Faster Healing and Less Pain in Skin Biopsy Sites Treated With an Occlusive Dressing

Author Affiliations

From the Department of Dermatology and Cutaneous Surgery, University of Miami (Fla) School of Medicine (Drs Nemeth, Eaglstein, and Falanga); and Miami Department of Veterans Affairs Medical Center (Dr Taylor).
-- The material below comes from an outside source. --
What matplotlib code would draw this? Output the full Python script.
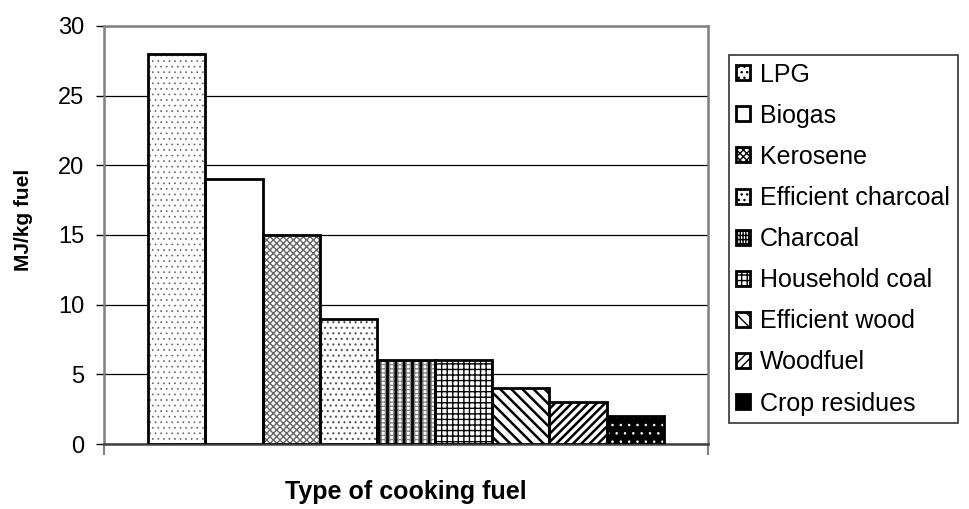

Arch Dermatol. 1991;127(11):1679-1683. doi:10.1001/archderm.1991.01680100079008
Abstract

• We prospectively studied 174 patients on whom 226 unsutured parallel incisional (shave) and 3-mm punch skin biopsies were performed. Two wound-care programs, occlusive dressing therapy and conventional therapy, were compared. The biopsy sites were evaluated after 1 or 2 weeks for healing, pain, and infection. We found that healing was unrelated to the indication for biopsy or the patients' age, gender, or race. Occlusive dressing therapy—treated shave biopsy sites were 3.83 times more likely to be healed than those treated with conventional therapy. Regardless of the treatment method, a facial shave biopsy site was 3.6 times more likely to be healed than a biopsy site in other locations. No punch biopsy site had healed after 1 week. At 2 weeks, only 7% and 36% of conventional therapy— and occlusive dressing therapy—treated punch biopsy sites, respectively, had healed. Pain at the biopsy site was six times more common in both shave and punch biopsy sites treated with conventional therapy. The absence of pain with occlusive dressing therapy was significant for both types of biopsy. One punch biopsy site treated with conventional therapy became infected, and one treated with occlusive dressing therapy was suspected of being infected. Forty patients, who had biopsy sites treated with both therapies, preferred occlusive dressing therapy over conventional therapy by a ratio of 3:1 because of ease of wound care and lack of pain. We conclude that occlusive dressing therapy may be the wound management of choice for shave biopsy sites. Since punch biopsy sites do not heal readily, it may be more appropriate to suture them, at least until therapies are developed that more effectively speed their healing.